GIVEN PROBLEM:
Images are not part of the copy; write out the rest of the data exactly as given.
═════ MATERIAL PROVIDED ═════
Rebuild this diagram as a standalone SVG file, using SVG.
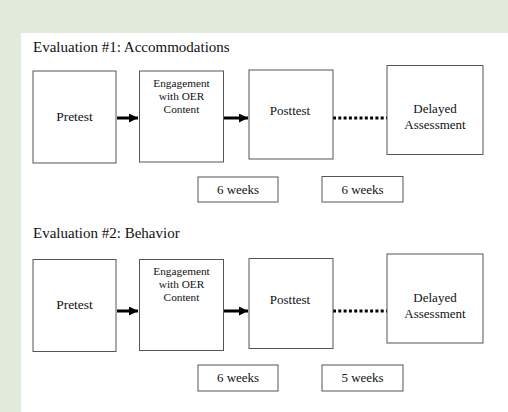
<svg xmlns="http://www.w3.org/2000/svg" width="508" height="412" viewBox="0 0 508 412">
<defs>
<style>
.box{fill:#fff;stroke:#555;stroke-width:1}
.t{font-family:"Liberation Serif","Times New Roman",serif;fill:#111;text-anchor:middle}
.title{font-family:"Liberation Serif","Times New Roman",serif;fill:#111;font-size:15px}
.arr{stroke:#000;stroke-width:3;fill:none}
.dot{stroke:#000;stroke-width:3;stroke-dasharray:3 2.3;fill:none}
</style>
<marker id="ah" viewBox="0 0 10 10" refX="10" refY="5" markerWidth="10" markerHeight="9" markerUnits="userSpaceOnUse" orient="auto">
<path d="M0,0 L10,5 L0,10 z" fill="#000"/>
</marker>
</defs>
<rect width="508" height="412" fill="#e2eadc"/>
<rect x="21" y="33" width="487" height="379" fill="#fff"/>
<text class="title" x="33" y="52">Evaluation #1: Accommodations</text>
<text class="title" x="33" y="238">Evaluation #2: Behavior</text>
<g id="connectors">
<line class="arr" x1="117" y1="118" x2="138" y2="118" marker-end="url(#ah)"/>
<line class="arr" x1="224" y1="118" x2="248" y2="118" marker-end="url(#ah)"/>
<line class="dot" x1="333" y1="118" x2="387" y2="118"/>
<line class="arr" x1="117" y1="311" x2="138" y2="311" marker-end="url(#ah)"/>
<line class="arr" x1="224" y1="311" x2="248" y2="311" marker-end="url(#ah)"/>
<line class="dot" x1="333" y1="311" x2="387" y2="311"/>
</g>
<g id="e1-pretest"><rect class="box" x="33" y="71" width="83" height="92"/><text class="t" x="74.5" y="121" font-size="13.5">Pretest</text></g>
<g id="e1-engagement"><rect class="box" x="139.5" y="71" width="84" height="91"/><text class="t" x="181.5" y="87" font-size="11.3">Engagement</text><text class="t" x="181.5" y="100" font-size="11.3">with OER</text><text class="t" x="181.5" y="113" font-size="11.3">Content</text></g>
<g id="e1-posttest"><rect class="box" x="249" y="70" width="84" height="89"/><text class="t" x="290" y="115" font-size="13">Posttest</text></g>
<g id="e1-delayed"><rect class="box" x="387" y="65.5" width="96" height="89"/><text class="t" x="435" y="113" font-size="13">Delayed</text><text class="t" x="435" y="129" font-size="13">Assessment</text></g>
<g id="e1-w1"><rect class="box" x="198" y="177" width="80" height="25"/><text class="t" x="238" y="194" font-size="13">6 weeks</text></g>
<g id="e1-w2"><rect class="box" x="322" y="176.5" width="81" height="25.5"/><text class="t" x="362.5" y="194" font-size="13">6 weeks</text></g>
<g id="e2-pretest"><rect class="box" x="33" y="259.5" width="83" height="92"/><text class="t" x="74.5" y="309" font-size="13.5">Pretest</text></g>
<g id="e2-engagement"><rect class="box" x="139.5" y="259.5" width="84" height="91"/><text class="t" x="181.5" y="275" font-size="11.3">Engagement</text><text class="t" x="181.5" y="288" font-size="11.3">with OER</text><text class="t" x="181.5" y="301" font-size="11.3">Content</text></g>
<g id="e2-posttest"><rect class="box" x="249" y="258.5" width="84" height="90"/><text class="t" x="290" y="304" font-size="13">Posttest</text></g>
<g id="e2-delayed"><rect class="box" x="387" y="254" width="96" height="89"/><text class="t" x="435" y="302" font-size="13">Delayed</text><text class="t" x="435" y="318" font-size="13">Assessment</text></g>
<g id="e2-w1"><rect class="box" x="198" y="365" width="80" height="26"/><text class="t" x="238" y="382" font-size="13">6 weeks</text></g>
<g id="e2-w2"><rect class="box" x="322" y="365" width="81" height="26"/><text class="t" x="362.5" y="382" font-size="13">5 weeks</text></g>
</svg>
═════
ANSWER BELOW:
Rebuild this diagram as a standalone SVG file, using SVG.
<svg xmlns="http://www.w3.org/2000/svg" width="508" height="412" viewBox="0 0 508 412">
<defs>
<style>
.box{fill:#fff;stroke:#555;stroke-width:1}
.t{font-family:"Liberation Serif","Times New Roman",serif;fill:#111;text-anchor:middle}
.title{font-family:"Liberation Serif","Times New Roman",serif;fill:#111;font-size:15px}
.arr{stroke:#000;stroke-width:3;fill:none}
.dot{stroke:#000;stroke-width:3;stroke-dasharray:3 2.3;fill:none}
</style>
<marker id="ah" viewBox="0 0 10 10" refX="10" refY="5" markerWidth="10" markerHeight="9" markerUnits="userSpaceOnUse" orient="auto">
<path d="M0,0 L10,5 L0,10 z" fill="#000"/>
</marker>
</defs>
<rect width="508" height="412" fill="#e2eadc"/>
<rect x="21" y="33" width="487" height="379" fill="#fff"/>
<text class="title" x="33" y="52">Evaluation #1: Accommodations</text>
<text class="title" x="33" y="238">Evaluation #2: Behavior</text>
<g id="connectors">
<line class="arr" x1="117" y1="118" x2="138" y2="118" marker-end="url(#ah)"/>
<line class="arr" x1="224" y1="118" x2="248" y2="118" marker-end="url(#ah)"/>
<line class="dot" x1="333" y1="118" x2="387" y2="118"/>
<line class="arr" x1="117" y1="311" x2="138" y2="311" marker-end="url(#ah)"/>
<line class="arr" x1="224" y1="311" x2="248" y2="311" marker-end="url(#ah)"/>
<line class="dot" x1="333" y1="311" x2="387" y2="311"/>
</g>
<g id="e1-pretest"><rect class="box" x="33" y="71" width="83" height="92"/><text class="t" x="74.5" y="121" font-size="13.5">Pretest</text></g>
<g id="e1-engagement"><rect class="box" x="139.5" y="71" width="84" height="91"/><text class="t" x="181.5" y="87" font-size="11.3">Engagement</text><text class="t" x="181.5" y="100" font-size="11.3">with OER</text><text class="t" x="181.5" y="113" font-size="11.3">Content</text></g>
<g id="e1-posttest"><rect class="box" x="249" y="70" width="84" height="89"/><text class="t" x="290" y="115" font-size="13">Posttest</text></g>
<g id="e1-delayed"><rect class="box" x="387" y="65.5" width="96" height="89"/><text class="t" x="435" y="113" font-size="13">Delayed</text><text class="t" x="435" y="129" font-size="13">Assessment</text></g>
<g id="e1-w1"><rect class="box" x="198" y="177" width="80" height="25"/><text class="t" x="238" y="194" font-size="13">6 weeks</text></g>
<g id="e1-w2"><rect class="box" x="322" y="176.5" width="81" height="25.5"/><text class="t" x="362.5" y="194" font-size="13">6 weeks</text></g>
<g id="e2-pretest"><rect class="box" x="33" y="259.5" width="83" height="92"/><text class="t" x="74.5" y="309" font-size="13.5">Pretest</text></g>
<g id="e2-engagement"><rect class="box" x="139.5" y="259.5" width="84" height="91"/><text class="t" x="181.5" y="275" font-size="11.3">Engagement</text><text class="t" x="181.5" y="288" font-size="11.3">with OER</text><text class="t" x="181.5" y="301" font-size="11.3">Content</text></g>
<g id="e2-posttest"><rect class="box" x="249" y="258.5" width="84" height="90"/><text class="t" x="290" y="304" font-size="13">Posttest</text></g>
<g id="e2-delayed"><rect class="box" x="387" y="254" width="96" height="89"/><text class="t" x="435" y="302" font-size="13">Delayed</text><text class="t" x="435" y="318" font-size="13">Assessment</text></g>
<g id="e2-w1"><rect class="box" x="198" y="365" width="80" height="26"/><text class="t" x="238" y="382" font-size="13">6 weeks</text></g>
<g id="e2-w2"><rect class="box" x="322" y="365" width="81" height="26"/><text class="t" x="362.5" y="382" font-size="13">5 weeks</text></g>
</svg>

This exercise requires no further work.